Timing matters in other ways, too. If you've recently applied for a mortgage, an auto loan, or several other credit cards, waiting until that activity settles may improve how your profile appears to an issuer. Similarly, paying down balances before applying can reduce your utilization ratio, which is one of the more directly controllable factors in your credit profile.
Choosing the right type of card to apply for — secured versus unsecured, rewards versus low-interest, student versus general-market — is a decision that should be grounded in your current credit profile, not your ideal credit profile. Applying for a card that aligns with your actual credit standing, rather than reaching for a tier above, improves your odds and avoids unnecessary hard inquiries on denied applications.
What Happens After Approval
Approval is the beginning, not the end. The terms you receive — your credit limit, your APR, any introductory offers — are determined at the time of approval and reflect what the issuer decided based on your application. Two people approved for the same card may receive different credit limits or interest rates based on their individual credit profiles.
Your annual percentage rate (APR) on a new account applies to any balance you carry beyond the grace period. The grace period is the window between the end of your billing cycle and your payment due date during which no interest accrues on new purchases — but only if you're paying your balance in full each month. Understanding these mechanics from the start of card ownership matters more than many new cardholders realize.

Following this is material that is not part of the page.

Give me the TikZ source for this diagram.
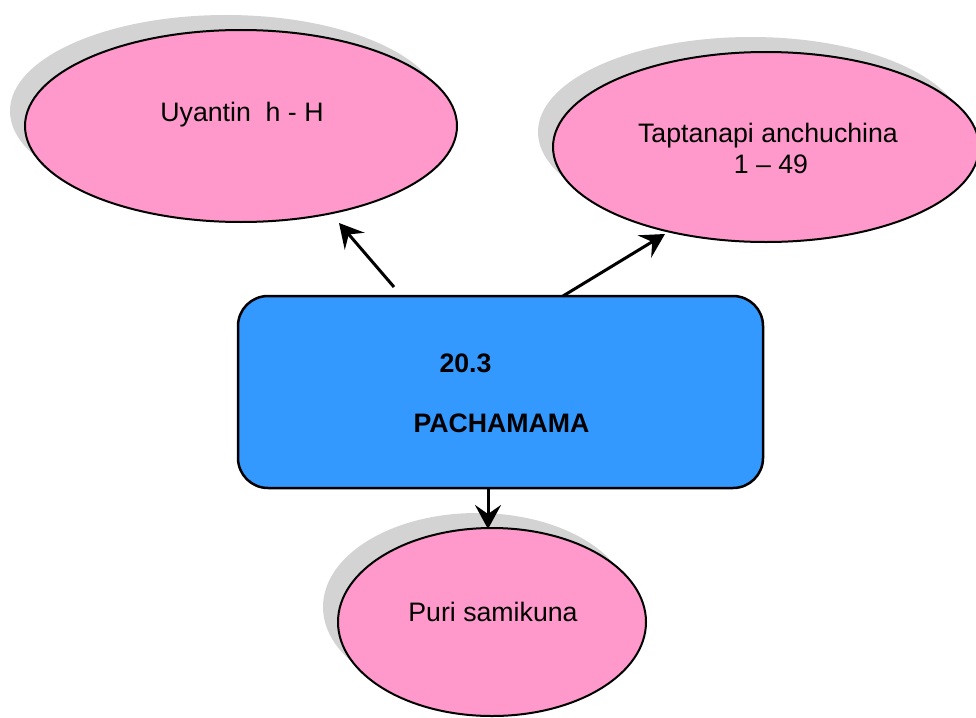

Your first few months of card ownership also set patterns. On-time payments, low utilization, and avoiding unnecessary applications for additional credit during this period help solidify the credit history you're building or rebuilding.
The Deeper Questions Within This Sub-Category
The credit card application process branches into several specific areas that warrant closer examination than a single page can provide.
Understanding how issuers make approval decisions — the specific role of each factor, how they're weighted, and how policies differ across issuers — helps applicants build a realistic picture of what their profile signals to lenders. This goes deeper than score ranges into how credit bureaus, FICO models, and issuer-specific underwriting all interact.
What to do when you're denied is a topic many applicants aren't prepared for. The adverse action notice, the reconsideration call process at some issuers, and how to rebuild before reapplying are all areas that deserve focused attention.
Secured card applications follow the same general process as unsecured applications but involve additional considerations — the security deposit, how it's held, whether it's refundable, and how the card's reporting practices affect your credit-building progress.
Business credit card applications involve a separate evaluation framework that includes business revenue, time in business, and personal credit as a backstop. Whether you're a sole proprietor, freelancer, or owner of an established business, understanding how business card applications differ from consumer applications is important before you apply.
Applying with limited or no credit history is a distinct challenge with its own set of tools and strategies — from credit-builder accounts to becoming an authorized user — that can affect both your eligibility and the specific products worth considering.
Your credit profile is what determines which parts of this landscape apply to you. The mechanics of the application process are consistent; the outcomes are not. That's the core thing to understand before you apply for anything.